El paso del tiempo. «¿Olvidar? No se puede. Es una sensación horrible. Al día siguiente la escena era desoladora, todo estaba roto y la gente, muy triste, apenas hablaba... aún no sé cómo explicarlo», comenta Ascensión. Aunque han pasado 20 años, no puede evitar emocionarse al recordarlo. El paso del tiempo no ha diluido aquel miércoles negro de la memoria de sus protagonistas. Francisco da «gracias a Dios». Durante años sufrió secuelas físicas y psicológicas: «Te cambia la vida totalmente. Algunos de mis compañeros murieron a manos del terrorismo, pero hasta que no te llega el momento, no sabes lo que es. Lo que más siento es que en ese atentado fallecieron tres personas inocentes». Desde entonces, este agente jubilado tiene dos cumpleaños porque ese día, afirma, volvió «a nacer». Benito, su compañero, coincide y añade que «lo peor vino después. Estuve muy fastidiado. El atentado me dejó medio ciego, medio sordo y medio manco. Así que no, no he podido olvidarlo».

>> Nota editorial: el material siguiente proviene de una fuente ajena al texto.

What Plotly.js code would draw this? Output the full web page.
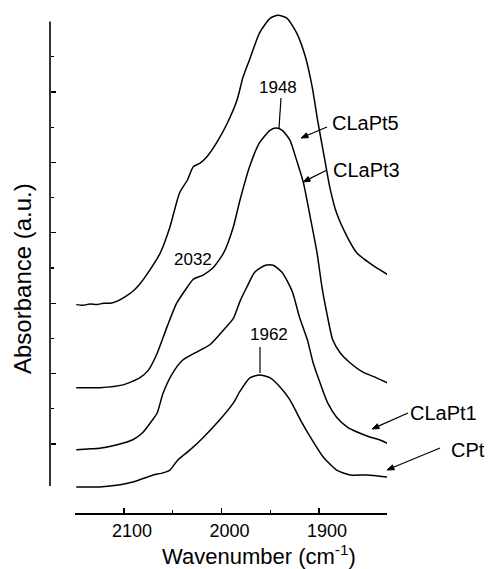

20 años después todos recuerdan el «calvario» que supuso reconstruir sus vidas, tanto en lo personal como en lo material. Ninguno perdona a los terroristas ni cree que ETA desaparezca algún día. El recuerdo de ese fatídico 19 de febrero sigue presente en la memoria de los vecinos de La Albericia. Un monolito blanco con una talla de una paloma de la paz conmemora la tragedia y se suma al deseo de todos los que vivieron aquellos difíciles momentos: que ese horror no se repita nunca.